A Graphic Memoir of a Wuhanese American
Review posted July 24, 2022.
Balzer + Bray (HarperCollins), 2022. 272 pages.
Review written July 24, from a library book
Here's a graphic memoir immigrant story. It's getting where I feel like I've read a lot of these -- the life story of a kid who feels very different from their peers and ends up loving art. I've read others, but they always pack a punch. In the hands of an artist, a graphic novel (or memoir) is such a wonderful way to express all the emotional weight of their story.
YuYang Gao moved from Wuhan to Texas when she was 4 years old. She'd been living with her grandparents in China, playing with cousins, and didn't even recognize her parents when she first arrived.
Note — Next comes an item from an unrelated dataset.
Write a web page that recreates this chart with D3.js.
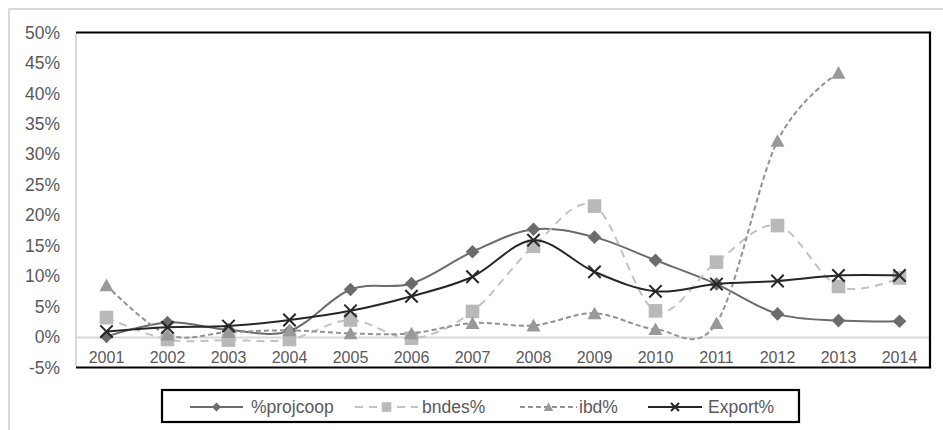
<!DOCTYPE html>
<html>
<head>
<meta charset="utf-8">
<script src="https://cdn.jsdelivr.net/npm/d3@7"></script>
<style>
  html, body { margin: 0; padding: 0; background: #ffffff; }
  svg { display: block; font-family: "Liberation Sans", Arial, sans-serif; }
</style>
</head>
<body>
<svg id="chart" width="943" height="430"></svg>
<script>
// Annual shares, in percent
const years = ["2001","2002","2003","2004","2005","2006","2007","2008","2009","2010","2011","2012","2013","2014"];
const projcoop = [0.1, 2.4, 1.2, 1.0, 7.8, 8.8, 14.0, 17.7, 16.4, 12.6, 8.7, 3.8, 2.7, 2.6];
const bndes    = [3.2, -0.4, -0.5, -0.4, 2.8, -0.2, 4.2, 14.9, 21.5, 4.3, 12.3, 18.3, 8.3, 9.7];
const ibd      = [8.5, 0.4, 0.8, 1.1, 0.6, 0.6, 2.3, 1.9, 3.9, 1.3, 2.3, 32.2, 43.4, null];
const exportPct = [0.9, 1.6, 1.8, 2.8, 4.3, 6.7, 9.9, 15.9, 10.7, 7.5, 8.7, 9.2, 10.1, 10.1];
const yTicks = [-5, 0, 5, 10, 15, 20, 25, 30, 35, 40, 45, 50];

const series = [
  { name: "%projcoop", values: projcoop,  color: "#6b6b6b", mark: "#6b6b6b", dash: null,  shape: "diamond" },
  { name: "bndes%",    values: bndes,     color: "#c2c2c2", mark: "#b9b9b9", dash: "8,6", shape: "square" },
  { name: "ibd%",      values: ibd,       color: "#929292", mark: "#999999", dash: "5,3", shape: "triangle" },
  { name: "Export%",   values: exportPct, color: "#262626", mark: "#262626", dash: null,  shape: "cross" }
];

const svg = d3.select("#chart");
const plot = { left: 76, right: 930, top: 32.5, bottom: 367.5 };
const textColor = "#595959";

// outer chart border
svg.append("rect")
  .attr("x", 9).attr("y", 9).attr("width", 960).attr("height", 460)
  .attr("fill", "none").attr("stroke", "#d9d9d9").attr("stroke-width", 2);

const x = d3.scaleBand().domain(years).range([plot.left, plot.right]);
const y = d3.scaleLinear().domain([-5, 50]).range([plot.bottom, plot.top]);

// y axis labels
const yAxis = svg.append("g")
  .attr("transform", `translate(${plot.left},0)`)
  .call(d3.axisLeft(y).tickValues(yTicks).tickFormat(d => d + "%").tickSize(0).tickPadding(16));
yAxis.select(".domain").remove();
yAxis.selectAll("text")
  .attr("fill", textColor).attr("font-size", 17.5)
  .attr("font-family", "'Liberation Sans', Arial, sans-serif");

// category axis sitting on the zero line
const xAxis = svg.append("g")
  .attr("transform", `translate(0,${y(0)})`)
  .call(d3.axisBottom(x).tickSize(0).tickSizeOuter(0).tickPadding(14.5));
xAxis.select(".domain").attr("stroke", "#d9d9d9").attr("stroke-width", 2);
xAxis.selectAll("text")
  .attr("fill", textColor).attr("font-size", 16)
  .attr("font-family", "'Liberation Sans', Arial, sans-serif");

// plot frame
svg.append("line").attr("x1", plot.left).attr("x2", plot.left).attr("y1", plot.top).attr("y2", plot.bottom)
  .attr("stroke", "#d9d9d9").attr("stroke-width", 2);
svg.append("path")
  .attr("d", `M${plot.left},${plot.top}H${plot.right}V${plot.bottom}H${plot.left}`)
  .attr("fill", "none").attr("stroke", "#000").attr("stroke-width", 2.2);

// marker drawing
function drawMarker(g, shape, s, color) {
  if (shape === "diamond") {
    g.append("path").attr("d", `M0,${-s}L${s},0L0,${s}L${-s},0Z`).attr("fill", color);
  } else if (shape === "square") {
    g.append("rect").attr("x", -s).attr("y", -s).attr("width", 2 * s).attr("height", 2 * s).attr("fill", color);
  } else if (shape === "triangle") {
    g.append("path").attr("d", `M0,${-s * 0.95}L${s},${s * 0.85}L${-s},${s * 0.85}Z`).attr("fill", color);
  } else {
    g.append("path").attr("d", `M${-s},${-s}L${s},${s}M${-s},${s}L${s},${-s}`)
      .attr("stroke", color).attr("stroke-width", 2).attr("fill", "none");
  }
}

const line = d3.line()
  .defined(d => d.v !== null)
  .x(d => x(d.year) + x.bandwidth() / 2)
  .y(d => y(d.v))
  .curve(d3.curveCatmullRom.alpha(0));

const markerSize = { diamond: 6.8, square: 6.8, triangle: 7, cross: 6.2 };

series.forEach(s => {
  const pts = years.map((yr, i) => ({ year: yr, v: s.values[i] }));
  const g = svg.append("g");
  g.append("path")
    .attr("d", line(pts))
    .attr("fill", "none")
    .attr("stroke", s.color)
    .attr("stroke-width", 2)
    .attr("stroke-dasharray", s.dash);
  pts.filter(d => d.v !== null).forEach(d => {
    const m = g.append("g").attr("transform", `translate(${x(d.year) + x.bandwidth() / 2},${y(d.v)})`);
    drawMarker(m, s.shape, markerSize[s.shape], s.mark);
  });
});

// legend
const legend = svg.append("g");
legend.append("rect")
  .attr("x", 162).attr("y", 390).attr("width", 637).attr("height", 32)
  .attr("fill", "#fff").attr("stroke", "#000").attr("stroke-width", 2.2);

const legendItems = [
  { x0: 190, x1: 243, tx: 251 },
  { x0: 355, x1: 418, tx: 422 },
  { x0: 520, x1: 577, tx: 579 },
  { x0: 648, x1: 702, tx: 708 }
];
const legendSize = { diamond: 4.5, square: 4.8, triangle: 4.8, cross: 4 };
series.forEach((s, i) => {
  const it = legendItems[i];
  const ly = 407;
  legend.append("line")
    .attr("x1", it.x0).attr("x2", it.x1).attr("y1", ly).attr("y2", ly)
    .attr("stroke", s.color).attr("stroke-width", 2)
    .attr("stroke-dasharray", s.dash);
  const m = legend.append("g").attr("transform", `translate(${(it.x0 + it.x1) / 2},${ly})`);
  drawMarker(m, s.shape, legendSize[s.shape], s.mark);
  legend.append("text")
    .attr("x", it.tx).attr("y", ly).attr("dy", "0.35em")
    .attr("fill", textColor).attr("font-size", 17.5)
    .text(s.name);
});
</script>
</body>
</html>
This book tells about her growing up years, trying to fit in, learning about herself and about her heritage, but also being willing to break new ground. In college, she came out as queer and had some challenges telling her family. She moved to San Francisco, where there was a vibrant Asian community.
Then when the pandemic hit, Americans had finally heard of Wuhan, but not in a good way. San Francisco, that had been so welcoming, had new dangers.
It's all done with striking, brightly-colored art, with lots of variety in the images and panels. She brings you along on her story with all the confusions but comforts of her background combined with the life she's building for herself.